После первых дней в этом пересыльном лагере, мы с Лапшиным и Лешей Августовичем пришли к выводу, да и мудрено было не прийти, что мучения голода и медленная смерть от жажды предопределили наш срок жизни, конец близок, и, значит, нужно просить у немцев работу, то есть рисовать, но у немцев просить. Обратились мы к переводчику-поляку. Мы решили высказать ему правду о своем отношении к Сталину. Уже в сорок первом, после того как нас довели до немецких танков, против которых мы имели только бутылки с горючкой, я понял, кто такой Сталин и что вся агитация о том, что наша страна готова отразить противника, — блеф, что нас ведут не воевать, а на убой, и никто не знает, где противник, где мы станем линией обороны. Выкопаем по приказу в рост окопы, через несколько дней нас поднимают среди ночи, и мы опять идем навстречу врагу, оставляя укрепления свои.
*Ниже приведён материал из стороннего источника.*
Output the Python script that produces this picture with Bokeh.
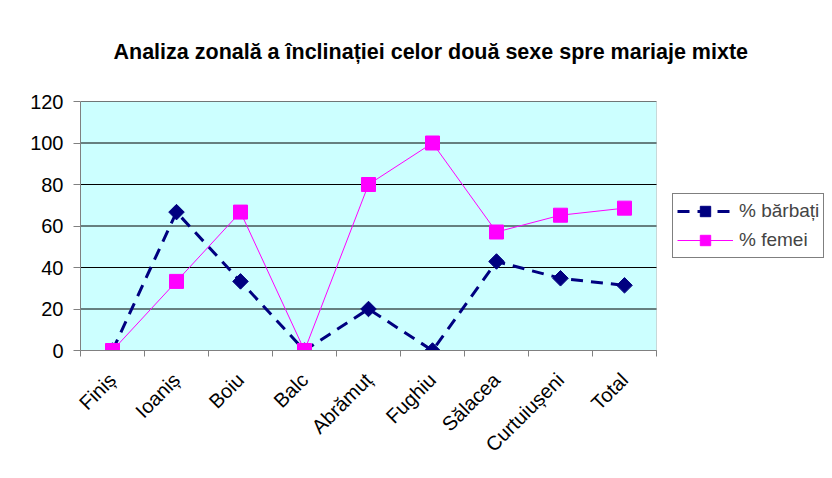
import math
from bokeh.plotting import figure
from bokeh.models import (ColumnDataSource, Range1d, LinearAxis, BoxAnnotation,
                          FixedTicker, Legend, LegendItem, Title)
from bokeh.embed import file_html
from bokeh.resources import INLINE

categories = ["Finiș", "Ioaniș", "Boiu", "Balc", "Abrămuț", "Fughiu", "Sălacea", "Curtuiușeni", "Total"]
barbati = [0, 66.7, 33.3, 0, 20, 0, 42.9, 34.8, 31.4]
femei = [0, 33.3, 66.7, 0, 80, 100, 57.1, 65.2, 68.6]
y_ticks = [0, 20, 40, 60, 80, 100, 120]
title_text = "Analiza zonală a înclinației celor două sexe spre mariaje mixte"
FONT = "Liberation Sans"

n = len(categories)
centers = [i + 0.5 for i in range(n)]
src = ColumnDataSource(dict(x=centers, cat=categories, b=barbati, f=femei))

# plot area occupies 576px of the 752px frame; the rest hosts the legend
p = figure(width=832, height=478, output_backend="svg", toolbar_location=None,
           x_range=Range1d(0, n * 752 / 576), y_range=Range1d(0, 120),
           x_axis_location=None, y_axis_location=None,
           min_border_left=80, min_border_right=0, min_border_top=101, min_border_bottom=128)

p.background_fill_color = "white"
p.border_fill_color = "white"
p.outline_line_color = None
p.xgrid.grid_line_color = None
p.ygrid.grid_line_color = None

area = BoxAnnotation(left=0, right=n, bottom=0, top=120, fill_color="#CCFFFF", fill_alpha=1,
                     line_color="#808080", line_width=1, level="image")
p.add_layout(area)

grid_xs = [[0, n] for _ in y_ticks]
grid_ys = [[v, v] for v in y_ticks]
p.multi_line(grid_xs, grid_ys, line_color="black", line_width=1, level="underlay")

# y axis
yax = LinearAxis(ticker=FixedTicker(ticks=y_ticks))
yax.axis_line_color = "#808080"
yax.major_tick_line_color = "#808080"
yax.major_tick_in = 0
yax.major_tick_out = 7
yax.minor_tick_line_color = None
yax.major_label_text_font = FONT
yax.major_label_text_font_size = "20px"
yax.major_label_text_color = "black"
yax.major_label_standoff = 10
p.add_layout(yax, "left")

# x tick marks between categories
xt = LinearAxis(ticker=FixedTicker(ticks=list(range(n + 1))), bounds=(0, n))
xt.axis_line_color = "#808080"
xt.major_tick_line_color = "#808080"
xt.major_tick_in = 0
xt.major_tick_out = 6
xt.minor_tick_line_color = None
xt.major_label_text_font_size = "1px"
xt.major_label_text_alpha = 0
xt.major_label_standoff = 0
p.add_layout(xt, "below")

# category labels
xl = LinearAxis(ticker=FixedTicker(ticks=centers),
                major_label_overrides={c: name for c, name in zip(centers, categories)})
xl.axis_line_color = None
xl.major_tick_line_color = None
xl.minor_tick_line_color = None
xl.major_label_orientation = math.pi / 4
xl.major_label_text_font = FONT
xl.major_label_text_font_size = "20px"
xl.major_label_text_color = "black"
xl.major_label_standoff = 14
p.add_layout(xl, "below")

t = Title(text=title_text, align="left", offset=33, text_font=FONT,
          text_font_size="21.5px", text_font_style="bold", text_color="black", standoff=75)
p.add_layout(t, "above")

lb = p.line("x", "b", source=src, line_color="#000080", line_width=3, line_dash="12 8")
sb = p.scatter("x", "b", source=src, marker="square", angle=math.pi / 4, size=11,
               fill_color="#000080", line_color="#000080")
lf = p.line("x", "f", source=src, line_color="#FF00FF", line_width=1)
sf = p.scatter("x", "f", source=src, marker="square", size=14, fill_color="#FF00FF", line_color="#FF00FF")

legend = Legend(items=[LegendItem(label="% bărbați", renderers=[lb, sb]),
                       LegendItem(label="% femei", renderers=[lf, sf])],
                location=(592, 92), label_text_font=FONT, label_text_font_size="19px",
                glyph_width=56, glyph_height=26, spacing=3, padding=4, margin=0,
                border_line_color="black", background_fill_color="white", label_standoff=6)
p.add_layout(legend, "center")

open("out.html", "w").write(file_html(p, INLINE))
Значит, такое было руководство. Кричали радио и газеты перед войной: «Наши границы неприступны! Врага будем бить на его территории!» И вот двинулся немец, и необученных голодных ополченцев выставили заслоном против армады противника. Вот после этого мне стало ясно, что никакого плана войны, никакого руководства Ставки нет, что Сталин — выдуманная фигура главнокомандующего.
Переводчику мы сказали, что у нас нет возможности выжить, если мы не найдем какую-нибудь работу, чтобы получить еду. Еще мы сказали, что, несмотря на то что мы добровольцы, мы не любим Сталина, так как он погубил много людей, а Леша, показав на себя, сказал, что его отец арестован и он не знает его судьбы.
Меня поразил он, этот переводчик, его ответ, который стал для меня жестоким уроком. Он сказал:
— Это ваше мнение, это ваши чувства. Но немцам о них не надо знать. Я сам постараюсь найти вам работу. Сейчас вам надо выжить, я буду вам помогать. А в дальнейшем вы найдете свое место.
Меня это поразило. Мне вдруг стало ясно, что даже в такой ситуации, без пищи и воды, когда речь шла о жизни, надо держаться до конца. Если ты хочешь в этой безвыходной ситуации не потерять себя, ты должен держать свою душу без сомнений. Какие бы чувства ни были у тебя к Сталину, есть сейчас два лагеря, две идеи и два человека, возглавляющие эти лагери, и чувства свои и сомнения ты должен давить и быть приверженным одной идее, а следовательно, и одному лагерю, и одному человеку, эту идею в данный момент олицетворяющему. Это стало законом для меня навсегда. Стало ясно, что ни смерть, ни пытка, а нас пытали голодом и жаждой, не дадут оправдания мне самому.